I was always conscientious about her. I would have given up anything just to make her mine. And trust me. I actually did. But we both were destined somewhere else. Or at least this is what, that makes me accept as true, that I will be better without her. I always wanted her to wake up next to me. I always wanted her to kiss me goodnight, to kiss me good morning. But the chances weren’t in our favour. I would have loved, to make her a part of my family. But I guess. Something else was destined. I can remember myself imagining her in almost every single instant of my life. I adored her. I preserved her like a princess. I always tried to never let her feel that she is alone or that she is missing something.

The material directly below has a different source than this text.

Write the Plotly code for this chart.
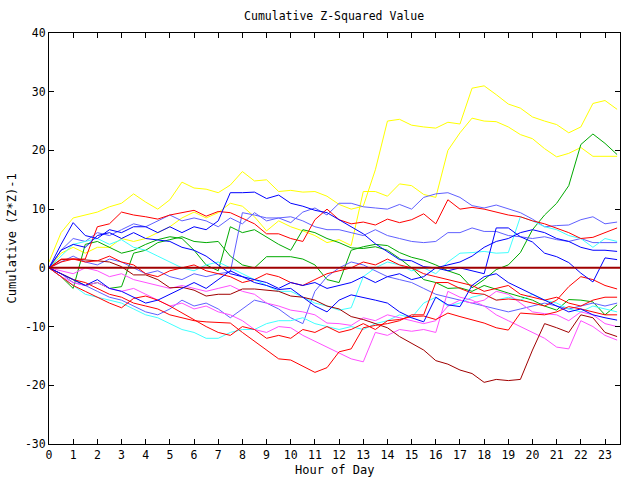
import plotly.graph_objects as go

# Half-hour sample times (hour of day)
hours = [i * 0.5 for i in range(48)]

x_ticks = list(range(24))
y_ticks = [-30, -20, -10, 0, 10, 20, 30, 40]
y_tick_text = ["-30", "-20", "-10", "0", "10", "20", "30", "40"]

# Cumulative (Z*Z)-1 per series (rows = 4 hours each)
yellow_a = [1, 6, 8.5, 9, 9.5, 10.4, 11, 12.6,
            11.2, 10, 11.6, 14.6, 13.6, 13.4, 12.8, 14.1,
            16.4, 14.8, 15, 13, 13.2, 12.9, 13, 12.2,
            10.8, 10, 10.5, 16.7, 25, 25.3, 24.3, 24,
            23.8, 24.8, 24.5, 30.6, 31, 29.5, 27.9, 27.2,
            25.7, 25, 24.4, 23, 24, 28, 28.5, 27]
yellow_b = [0, 2.5, 3.5, 2.5, 3.5, 3.5, 5, 4.5,
            5, 6, 7, 8.5, 9.5, 8.5, 9.4, 11,
            10.5, 8.7, 6.3, 8, 7, 6.3, 5.5, 4.3,
            4.8, 3.8, 13, 13, 12.2, 14.3, 14, 12.5,
            12, 20, 23, 25.5, 25, 24.9, 24, 22.7,
            22, 20.3, 18.9, 19.5, 20.5, 19, 19, 19]
green_a = [0, -1, -2, -3, -2.5, -3.5, -3.2, 2.5,
           3, 4.3, 4.8, 5.3, 4.5, 4.3, 4.5, 2,
           0.5, 0, 1.9, 1.9, 1.9, 1.5, 0.5, -2,
           -2.5, 3, 3.6, 4, 3.8, 2.6, 1.8, 1.3,
           0.5, -0.5, -1.2, -3.4, -2, -0.3, 0.5, 2.6,
           6.5, 9, 11, 14, 21, 22.8, 21.2, 19.3]
green_b = [0, -1.5, -3.5, 4, 4.5, 3.5, 2.5, 3,
           4, 4.8, 5.3, 5, 3, 0.5, -0.5, 7,
           6, 6.5, 5.2, 4, 3, 6.5, 6, 5,
           4.3, 3.4, 3.3, 3.6, 3, 1.6, 0, -2,
           -2.5, -3.5, -3.4, -4, -3, -3.7, -4.3, -4.9,
           -5.5, -6.5, -7.2, -5.4, -5.5, -5.8, -8, -6.3]
blue_a = [0, 3, 4, 3.5, 5.5, 6, 5, 6,
          5, 4.8, 4.5, 3.5, 3, 2, 0.5, -1,
          -1.5, -2, -2.5, -3.5, -2.5, -3, -2.5, -3.5,
          -3, -2.5, -1.5, -2.5, -1.5, -1, -2, -1.5,
          0, 0.5, 1, 2, 3.5, 4.5, 5, 6,
          6.5, 6, 5, 4.5, 3.5, 3, 3, 2.8]
blue_b = [0, 4, 7.7, 5.5, 5, 6.5, 6, 7,
          7, 6, 7, 6, 7, 6.5, 8, 12.8,
          12.8, 12.9, 11.8, 12.4, 11, 10.5, 9.8, 9.4,
          8.2, 7, 5.8, 4.1, 2.8, 1.4, 1.2, 0.2,
          0, -0.5, 0, -0.5, -1, 6.8, 6.8, 5.3,
          4.4, 2.5, 1.9, 0.9, -0.9, -2.4, 1.7, 1.4]
blue_c = [0, -1, -2, -3, -2, -3.5, -4, -5,
          -6, -5.5, -4.5, -3.5, -2.5, -3.5, -2, -0.5,
          -1.5, -2.5, -3, -3.7, -3.5, -5, -6.5, -7.5,
          -5.5, -4.6, -5, -5.5, -6, -7.5, -8.5, -9.2,
          -5, -6.3, -6.6, -3, -1.5, -1, -2.5, -3.5,
          -4.5, -5.5, -6.5, -7.5, -7, -8, -8.5, -8.9]
lblue_a = [0, 3, 5, 4.5, 6, 5.5, 6.5, 7.5,
           7, 8, 9, 8, 8.5, 8, 7, 8.5,
           7.5, 9.4, 8, 8.5, 7.7, 9.5, 10.2, 9,
           11, 11, 10.4, 10.2, 10, 10.8, 10, 12,
           12.6, 12.8, 12, 10.6, 10.2, 10.7, 10, 9.4,
           8.3, 7, 7.2, 7.3, 8.2, 8.7, 7.5, 7.8]
lblue_b = [0, 1, 2, 1, 0.5, 1.5, 1, 0,
           -1, -0.5, -1.5, -2, -1, -1.5, -1, -0.7,
           9.4, 9, 8.5, 8.5, 8.7, 8, 7, 6.5,
           6.5, 6, 5.5, 6.5, 5.5, 5, 4.5, 4.3,
           4.5, 6, 6, 6.8, 6.2, 6.2, 5.5, 5.3,
           5, 5.3, 4.8, 4.5, 5, 4.3, 4.3, 4.3]
lblue_c = [0, -1, -2.5, -3, -4, -5, -5.5, -6.5,
           -7.5, -8, -7, -5.5, -6.5, -6, -7, -8.5,
           -7, -5.5, -6, -7, -8.5, -9.5, -4, -1.5,
           0, 1, 0.5, -0.5, -1.5, -2, -2.5, -3.5,
           -4.5, -5, -5.5, -6, -6.5, -7, -7.5, -7,
           -6.5, -6, -6.5, -7, -6.5, -6, -6.5, -6]
cyan_a = [0, -1.5, -3, -4.5, -5, -5.5, -6, -7,
          -8, -8.5, -9.5, -10.5, -11, -12, -12, -11,
          -10.5, -10.5, -9.5, -9, -9, -8.5, -9.5, -10,
          -10.5, -10, -10.5, -9.5, -9, -8, -8.5, -6,
          -5, -6.5, -6, -5, -4.5, -5.5, -5, -5.5,
          -4.5, -5.5, -6, -7, -7.5, -6.5, -7, -7.5]
cyan_b = [0, 2, 4, 4.5, 5, 4, 4.8, 3.5,
          3, 2, 1, 0, -0.5, 0.5, 1, 0,
          -1, -2, -3, -4, -4, -5, -6, -6.5,
          -7.2, -6.8, -1.5, 0, 1, 0.5, -0.5, 0,
          -1, 1, 2.5, 2.6, 2.8, 2.5, 2.6, 8.7,
          8, 7, 6.5, 5.5, 5, 3.5, 5, 4.5]
magenta_a = [0, -1.5, -2.5, -3, -2.5, -3.5, -4, -3.5,
             -4.5, -5.5, -6.5, -6, -7, -6.5, -7.5, -8,
             -9, -10.5, -11, -10, -10.2, -11.5, -12.5, -13.5,
             -14.5, -15.5, -16, -11, -11.5, -10.5, -10.8, -10.5,
             -11, -4, -5, -5.5, -6.5, -8, -9, -10,
             -11, -12, -13.5, -13.8, -9, -10, -11.5, -12.3]
magenta_b = [0, -0.5, -1, 0, -0.5, -1.5, -1, -2,
             -2.5, -3, -3.5, -3, -3.5, -4, -3.5, -3,
             -4, -4.5, -6, -6.5, -7.2, -7.5, -8, -9.4,
             -9.5, -9.8, -8.5, -9, -8, -8.5, -9, -9.5,
             -9, -6.5, -5.5, -6, -5.5, -4, -4.5, -6,
             -7.5, -7.8, -8, -9, -7.5, -8, -9.5, -10]
red_a = [0, 1.5, 1.5, 1.5, 7, 7.5, 9.5, 9,
         8.7, 8.3, 9, 9.4, 9.8, 8.8, 9.6, 9.4,
         8.5, 7.5, 5.8, 5.8, 5, 4.5, 8.2, 10,
         8.2, 7.5, 7.8, 7.3, 8.3, 7.7, 8.2, 9.2,
         7.5, 11.6, 10, 10.3, 10, 9.5, 9, 8.7,
         8, 7.5, 6.8, 6, 5, 5.2, 6, 6.8]
red_b = [0, -1, -2, -2.5, -3.5, -4.5, -5, -6,
         -6.5, -7, -8, -8.5, -9, -9.2, -9.3, -9.4,
         -11, -12.5, -14, -15.5, -15.7, -16.7, -17.8, -17,
         -14.3, -13.8, -10.2, -9.8, -9.5, -9, -8, -8,
         -2.5, -2.5, -3.5, -4.3, -4.5, -5.5, -5.3, -5.5,
         -6, -6.5, -5.5, -3.2, -1.5, -2, -3, -3.6]
red_c = [0, -1.5, -3, -4, -5, -6, -6.8, -5.2,
         -4.8, -5.5, -6.5, -7.7, -8.9, -10, -11, -11.5,
         -10, -10.5, -12, -11.5, -12, -10.5, -11, -10,
         -11, -10.5, -9.5, -10.5, -9, -8.8, -8.3, -8.2,
         -8.8, -7.7, -8.3, -8.8, -9.4, -10.2, -10.6, -7.7,
         -7.8, -8, -7.5, -6.6, -7, -7.5, -8, -8]
red_d = [0, 1, 1.5, 1, 1.2, 2, 1, 0.5,
         -1, -1.5, -0.5, 0, 0.5, -0.5, -1, -1.5,
         -2.5, -2, -1, -1.5, -2.5, -3, -2, -1,
         -0.5, 0, 1, 0.5, 1.5, 0.5, 0, -1,
         -1.5, -2, -2.5, -3, -4, -3.5, -3, -4.5,
         -5, -5.5, -5, -6, -6.5, -5.5, -5, -5]
darkred_a = [0, 1.4, 1.5, 1.4, 1.2, 1, 0.2, -1.2,
             -1.2, -2, -3.4, -3.3, -3.8, -4.8, -4.5, -4.5,
             -3.6, -3.6, -3.8, -4, -4.8, -5, -5.5, -6.5,
             -7, -8.3, -8.8, -9.5, -10.2, -11.7, -12.8, -14,
             -15.8, -16.4, -17.4, -18, -19.5, -19, -19.2, -19,
             -14, -9.5, -10.2, -11, -8, -8.5, -11, -11.7]

series = [
    (yellow_a, "#ffff00"), (yellow_b, "#ffff00"),
    (green_a, "#00aa00"), (green_b, "#00aa00"),
    (lblue_a, "#6060ff"), (lblue_b, "#6060ff"), (lblue_c, "#6060ff"),
    (cyan_a, "#40ffff"), (cyan_b, "#40ffff"),
    (magenta_a, "#ff50ff"), (magenta_b, "#ff50ff"),
    (darkred_a, "#a00000"),
    (red_a, "#ff0000"), (red_b, "#ff0000"), (red_c, "#ff0000"), (red_d, "#ff0000"),
    (blue_a, "#0000ff"), (blue_b, "#0000ff"), (blue_c, "#0000ff"),
]

fig = go.Figure()
for vals, col in series:
    fig.add_trace(go.Scatter(x=hours, y=vals, mode="lines",
                             line=dict(color=col, width=1), showlegend=False,
                             hoverinfo="skip"))

fig.add_hline(y=0, line_color="#a00000", line_width=2)

font = dict(family="DejaVu Sans Mono", size=11.5, color="black")
title_font = dict(family="DejaVu Sans Mono", size=12, color="black")

fig.update_layout(
    width=640, height=480,
    margin=dict(l=49, r=20, t=33, b=36),
    paper_bgcolor="white", plot_bgcolor="white",
    font=font,
    title=dict(text="Cumulative Z-Squared Value", x=0.522, xanchor="center",
               y=1 - 16 / 480, yanchor="middle", yref="container",
               font=font),
    showlegend=False,
)
fig.update_xaxes(range=[0, 23.62], tickvals=x_ticks, ticks="inside", ticklen=5,
                 tickcolor="black", showline=True, linecolor="black", linewidth=1,
                 mirror="ticks", showgrid=False, zeroline=False,
                 tickfont=font)
fig.update_yaxes(range=[-30, 40], tickvals=y_ticks, ticktext=y_tick_text,
                 ticks="inside", ticklen=5, tickcolor="black", showline=True,
                 linecolor="black", linewidth=1, mirror="ticks", showgrid=False,
                 zeroline=False, tickfont=font)

fig.add_annotation(text="Hour of Day", xref="paper", yref="paper",
                   x=0.5, y=-0.063, showarrow=False, font=title_font,
                   xanchor="center", yanchor="middle")
fig.add_annotation(text="Cumulative (Z*Z)-1", xref="paper", yref="paper",
                   x=-0.065, y=0.5, showarrow=False, font=title_font, textangle=-90,
                   xanchor="center", yanchor="middle")

fig.write_html("out.html")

It’s amazing how the unexpected can take your life and change direction. I from my side gave her to my fullest. And then I lost my despond. Because she didn’t have the guts to take a stand for me, to stand for herself or to stand against her father. I could’ve reached out to her, told her everything was going to be okay, but I didn’t and she didn’t either, instead we laid inches away from each other with miles between us.

Chapter 3: Skepticism

I tried to be diplomatic, but mostly I just lied a lot. I was much spoiled already so I decided to do something about it. I asked my friend to hook me up with some girl. He somehow, struggled and managed to set his girl’s; friend up with me. He asked her if she wishes to talk to me. Well, I would ponder this fluke by chance, she agreed. And then he told me that she wants to talk to me and she’s asking for my number. Why would I even deny her? I repeatedly texted him my number and asked him to forward it to her.

The sun was up and I was more awake than I have ever been in a long time and for once I was going to do something about it.  I woke up with a text; “hey”. I restlessly retorted back. And this is how we initiated chatter. I have had scarcely observed her in the academy, formerly all of this.

We began to sit next to each other. We’ve had our fun. She started having feelings for me. But, I guess at that time I wasn’t even sure about what I actually sought from her. Well, somehow we continued our chats. She was all head over heels into me. She wanted me to have her talk to my sister but I guess I wasn’t ready for that, so I kept on stalling her.

I, by some means managed the situation. Every single time I bled, she plainly blubbered. Well, that was warming. She was friend with two of my friend’s aficionados. I still remember that one time when, all six of us assembled next to each other, that was some hell of a diurnal. We use to have late night banters. The time passed and I started talking to another girl, even I was kind of in a relationship with the previous one. She came to know about all of this and she left me, though I wasn’t much serious about her but still that miffed.